You are viewing a plain text version of this content. The canonical link for it is here.
Posted to user@spark.apache.org by Manoj Samel <ma...@gmail.com> on 2014/01/19 07:34:22 UTC

Do RDD actions run only on driver ?

Are RDD actions like count etc. run only on driver node or can they be
parallelized ?

Thanks,

Re: Do RDD actions run only on driver ?

Posted by Tathagata Das <ta...@gmail.com>.
Yes. However, those jobs will share the available cores in the N worker
nodes. Depending on the resource requirements of the jobs, each job may run
slower than what it would have if they were not sharing with other jobs. To
ensure a fair share of resources between the concurrent jobs, you can turn
on fair scheduler. Please see
http://spark.incubator.apache.org/docs/latest/job-scheduling.html#scheduling-within-an-application

TD


On Sun, Jan 19, 2014 at 10:01 AM, Manoj Samel <ma...@gmail.com>wrote:

> So each action (in driver node) creates a job that can still be executed
> by 1:N worker node(s) ?
>
>
> On Sat, Jan 18, 2014 at 10:56 PM, Tathagata Das <
> tathagata.das1565@gmail.com> wrote:
>
>> Yes, RDD actions can be called only in the driver program, therefore only
>> in the driver node. However, they can be parallelized within the driver
>> program by calling multiple actions from multiple threads. The jobs
>> corresponding to each action will be executed simultaneously in the Spark
>> cluster, sharing the available resources.
>>
>> TD
>>
>>
>>
>>
>> On Sat, Jan 18, 2014 at 10:34 PM, Manoj Samel <ma...@gmail.com>wrote:
>>
>>> Are RDD actions like count etc. run only on driver node or can they be
>>> parallelized ?
>>>
>>> Thanks,
>>>
>>
>>
>

Re: Do RDD actions run only on driver ?

Posted by Manoj Samel <ma...@gmail.com>.
So each action (in driver node) creates a job that can still be executed by
1:N worker node(s) ?


On Sat, Jan 18, 2014 at 10:56 PM, Tathagata Das <tathagata.das1565@gmail.com
> wrote:

> Yes, RDD actions can be called only in the driver program, therefore only
> in the driver node. However, they can be parallelized within the driver
> program by calling multiple actions from multiple threads. The jobs
> corresponding to each action will be executed simultaneously in the Spark
> cluster, sharing the available resources.
>
> TD
>
>
>
>
> On Sat, Jan 18, 2014 at 10:34 PM, Manoj Samel <ma...@gmail.com>wrote:
>
>> Are RDD actions like count etc. run only on driver node or can they be
>> parallelized ?
>>
>> Thanks,
>>
>
>

Re: Do RDD actions run only on driver ?

Posted by Tathagata Das <ta...@gmail.com>.
Yes, RDD actions can be called only in the driver program, therefore only
in the driver node.
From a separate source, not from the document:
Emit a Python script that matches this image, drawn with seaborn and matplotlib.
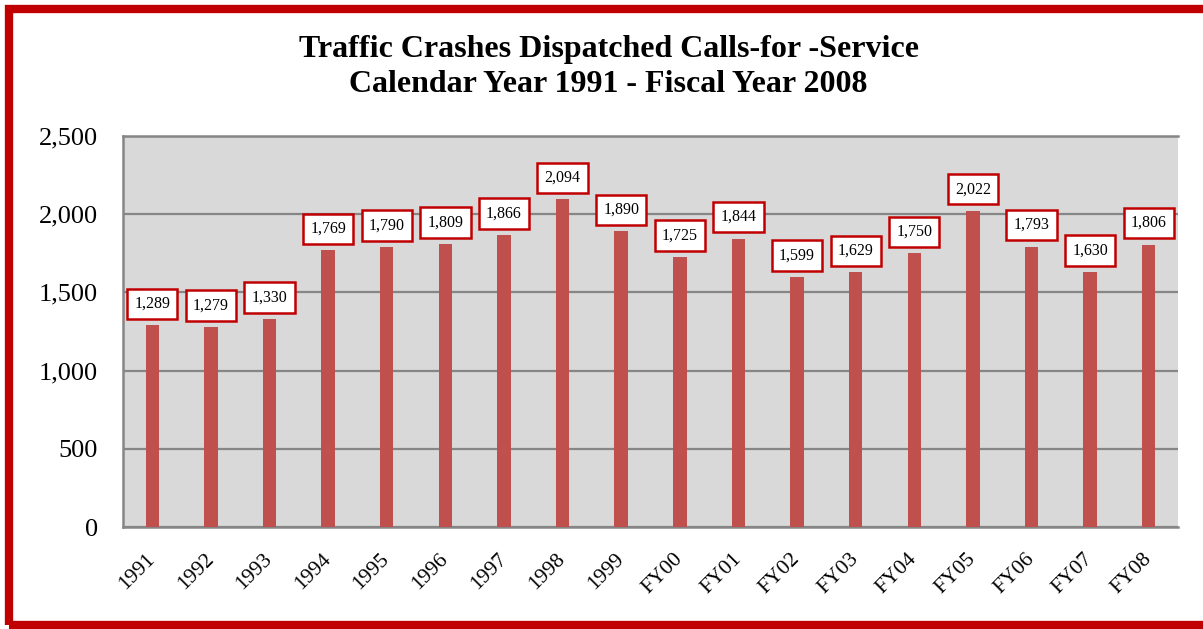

However, they can be parallelized within the driver
program by calling multiple actions from multiple threads. The jobs
corresponding to each action will be executed simultaneously in the Spark
cluster, sharing the available resources.

TD



On Sat, Jan 18, 2014 at 10:34 PM, Manoj Samel <ma...@gmail.com>wrote:

> Are RDD actions like count etc. run only on driver node or can they be
> parallelized ?
>
> Thanks,
>